Том 2. Сочинения (1883-1884) - страница 19
«Гм… Какая же это Елена Петровна Пьявкина? Гм… В Ростове-на-Дону… Чёрт возьми! Это она!»
С. М. повертел в руках адрес Пьявкиной и еще раз прочел его…
«Да, это она! — порешил он. — Пять лет тому назад она бежала от меня и утащила тысячу рублей… Гм… Пять лет я искал ее и не находил… Очень рад! Надо принять меры».
Фельетонист записал адрес Елены Петровны, улыбнулся и, ликующий, зашагал по конторе.
— Я вас угощаю сегодня обедом! — обратился он к секретарю. — С меня магарыч!
На другой день С. М. был у своего адвоката. Бедная Елена Петровна!
Патриот своего отечества>*
Маленький немецкий городок. Имя этого городка носит одна из известнейших целебных вод. В нем больше отелей, чем домов, и больше иностранцев, чем немцев.
Хорошее пиво, хорошеньких служанок и чудный вид вы можете найти в отеле, стоящем на краю (левом) города, на высокой горе, в тени прелестнейшего садика.
В один прекрасный вечер на террасе этого отеля, за белым мраморным столиком, сидело двое русских. Они пили пиво и играли в шашки. Оба старательно лезли «в дамки» и беседовали об успехах лечения. Оба приехали сюда лечиться от большого живота и ожирения печени.
Сквозь листву пахучих лип глядела на них немецкая луна… Маленький кокетливый ветерок нежно теребил российские усы и бороды и вдувал в уши русских толстячков чуднейшие звуки. У подножия горы играла музыка. Немцы праздновали годовщину какого-то немецкого события. Мотивы не доносились до вершины горы — далеко! Доносилась одна только мелодия… Мелодия меланхолическая, самая разнемецкая, плакучая, тягучая… Слушаешь ее — и сладко ныть хочется…
Русские лезли «в дамки» и задумчиво внимали. Оба были в блаженнейшем настроении духа. Шёпот лип, кокетливый ветерок, мелодия со своей меланхолией — всё это, вместе взятое, развезло их русские души.

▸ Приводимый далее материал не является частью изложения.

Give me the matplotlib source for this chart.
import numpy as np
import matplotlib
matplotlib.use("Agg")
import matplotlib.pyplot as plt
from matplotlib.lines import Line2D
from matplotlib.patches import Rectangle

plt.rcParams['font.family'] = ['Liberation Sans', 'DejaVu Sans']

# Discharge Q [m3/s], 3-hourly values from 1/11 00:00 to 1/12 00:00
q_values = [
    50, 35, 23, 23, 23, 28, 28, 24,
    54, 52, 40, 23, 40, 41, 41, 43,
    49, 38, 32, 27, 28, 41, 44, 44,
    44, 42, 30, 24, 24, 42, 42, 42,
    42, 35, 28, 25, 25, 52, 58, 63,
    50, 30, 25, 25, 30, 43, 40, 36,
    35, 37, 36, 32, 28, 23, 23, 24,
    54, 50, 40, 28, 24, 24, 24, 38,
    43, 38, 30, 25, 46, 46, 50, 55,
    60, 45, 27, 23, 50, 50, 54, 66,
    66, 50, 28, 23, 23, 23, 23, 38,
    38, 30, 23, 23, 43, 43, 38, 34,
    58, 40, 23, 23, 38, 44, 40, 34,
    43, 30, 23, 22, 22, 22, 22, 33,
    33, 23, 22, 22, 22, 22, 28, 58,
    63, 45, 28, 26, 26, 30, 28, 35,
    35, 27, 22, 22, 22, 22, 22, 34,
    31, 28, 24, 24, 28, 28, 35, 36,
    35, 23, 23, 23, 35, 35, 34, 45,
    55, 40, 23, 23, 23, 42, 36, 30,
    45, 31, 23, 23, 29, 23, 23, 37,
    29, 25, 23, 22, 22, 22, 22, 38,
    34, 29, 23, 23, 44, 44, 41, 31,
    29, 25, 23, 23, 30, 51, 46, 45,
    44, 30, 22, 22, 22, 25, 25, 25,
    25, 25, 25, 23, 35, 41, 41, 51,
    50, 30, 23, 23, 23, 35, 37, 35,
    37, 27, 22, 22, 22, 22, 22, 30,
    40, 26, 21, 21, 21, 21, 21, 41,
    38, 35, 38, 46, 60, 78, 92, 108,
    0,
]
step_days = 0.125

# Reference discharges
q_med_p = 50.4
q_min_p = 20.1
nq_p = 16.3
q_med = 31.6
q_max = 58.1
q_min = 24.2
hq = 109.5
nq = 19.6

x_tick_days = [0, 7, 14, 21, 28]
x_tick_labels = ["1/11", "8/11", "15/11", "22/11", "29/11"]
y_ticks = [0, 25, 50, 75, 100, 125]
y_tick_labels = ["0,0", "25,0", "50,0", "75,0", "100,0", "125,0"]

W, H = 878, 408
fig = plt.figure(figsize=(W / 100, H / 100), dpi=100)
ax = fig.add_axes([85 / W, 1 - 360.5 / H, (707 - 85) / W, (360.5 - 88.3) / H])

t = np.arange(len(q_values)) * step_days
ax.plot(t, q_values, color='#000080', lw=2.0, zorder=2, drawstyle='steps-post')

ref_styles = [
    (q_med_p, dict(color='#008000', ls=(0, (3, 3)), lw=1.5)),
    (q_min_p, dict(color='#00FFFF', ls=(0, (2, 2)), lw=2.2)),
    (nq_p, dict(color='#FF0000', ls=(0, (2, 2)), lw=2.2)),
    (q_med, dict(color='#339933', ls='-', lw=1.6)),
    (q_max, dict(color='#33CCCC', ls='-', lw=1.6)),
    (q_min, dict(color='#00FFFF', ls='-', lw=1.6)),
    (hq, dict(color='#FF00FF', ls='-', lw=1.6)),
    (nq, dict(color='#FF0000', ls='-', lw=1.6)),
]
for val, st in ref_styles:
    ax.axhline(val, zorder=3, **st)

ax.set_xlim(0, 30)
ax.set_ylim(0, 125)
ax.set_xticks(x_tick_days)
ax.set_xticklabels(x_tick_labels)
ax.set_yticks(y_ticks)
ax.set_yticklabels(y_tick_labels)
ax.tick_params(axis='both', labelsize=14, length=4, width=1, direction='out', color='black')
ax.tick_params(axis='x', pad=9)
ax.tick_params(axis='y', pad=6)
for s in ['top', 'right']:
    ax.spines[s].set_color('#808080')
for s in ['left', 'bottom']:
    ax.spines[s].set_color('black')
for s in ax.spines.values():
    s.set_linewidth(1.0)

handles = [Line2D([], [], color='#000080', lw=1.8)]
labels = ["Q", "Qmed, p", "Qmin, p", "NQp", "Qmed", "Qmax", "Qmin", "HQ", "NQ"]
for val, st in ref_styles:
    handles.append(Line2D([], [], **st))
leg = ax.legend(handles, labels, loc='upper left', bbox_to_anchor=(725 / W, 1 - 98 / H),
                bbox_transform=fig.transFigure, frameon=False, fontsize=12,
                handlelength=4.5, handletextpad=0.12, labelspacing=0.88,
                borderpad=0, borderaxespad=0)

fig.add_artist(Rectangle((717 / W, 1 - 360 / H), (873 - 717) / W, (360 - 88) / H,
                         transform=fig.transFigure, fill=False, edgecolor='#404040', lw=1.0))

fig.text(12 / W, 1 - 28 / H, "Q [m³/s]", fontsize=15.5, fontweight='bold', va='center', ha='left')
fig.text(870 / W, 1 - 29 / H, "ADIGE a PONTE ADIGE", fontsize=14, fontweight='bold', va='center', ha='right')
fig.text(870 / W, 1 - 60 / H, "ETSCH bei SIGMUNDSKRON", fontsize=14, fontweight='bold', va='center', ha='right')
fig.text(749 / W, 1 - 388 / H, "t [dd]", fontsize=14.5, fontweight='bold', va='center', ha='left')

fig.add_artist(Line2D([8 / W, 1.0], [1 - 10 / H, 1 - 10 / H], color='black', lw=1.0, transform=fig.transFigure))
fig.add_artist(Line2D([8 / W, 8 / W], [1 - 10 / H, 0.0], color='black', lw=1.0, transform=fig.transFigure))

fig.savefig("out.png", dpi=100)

— При этакой обстановке, Тарас Иваныч, хорошо тово… любить, — сказал один из них. — Влюбиться в какую-нибудь да по темной аллейке пройтись…
— М-да…
И наши русские завели речь о любви, о дружбе… Сладкие мгновения! Кончилось тем, что оба незаметно, бессознательно оставили в покое шашки, подперли свои русские головы кулаками и задумались.
Мелодия становилась всё слышнее и слышнее. Скоро она уступила свое место мотиву. Стали слышны не только трубы и контрабасы, но и скрипки.
Русские поглядели вниз и увидели факельную процессию. Процессия двигалась вверх. Скоро сквозь липы блеснули красные огни факелов, послышалось стройное пение, и музыка загремела над самыми ушами русских. Молодые девушки, женщины, солдаты, бурши, старцы в мгновение наполнили длинную стройную аллею, осветили весь сад и страшно загалдели… Сзади несли бочонки с пивом и вином. Сыпали цветы и жгли разноцветные бенгальские огни.
Русские умилились духом. И им захотелось участвовать в процессии. Они взяли свои бутылки и смешались с толпой. Процессия остановилась на полянке за отелем. Вышел на средину какой-то старичок и сказал что-то. Ему аплодировали. Какой-то бурш взобрался на стол и произнес трескучую речь. За ним — другой, третий, четвертый… Говорили, взвизгивали, махали руками…
Петр Фомич умилился. В груди его стало светло, тепло, уютно. При виде говорящей толпы самому хочется говорить. Речь заразительна. Петр Фомич протискался сквозь толпу и остановился около стола. Помахав руками, он взобрался на стол. Еще раз помахал руками. Лицо его побагровело. Он покачнулся и закричал коснеющим, пьяным языком: «Ребята! Не… немцев бить!»
Счастье его, что немцы не понимают по-русски!
Торжество победителя>*
В пятницу на масленой все отправились есть блины к Алексею Иванычу Козулину. Козулина вы не знаете; для вас, быть может, он ничтожество, нуль, для нашего же брата, не парящего высоко под небесами, он велик, всемогущ, высокомудр. Отправились к нему все, составляющие его, так сказать, подножие. Пошел и я с папашей.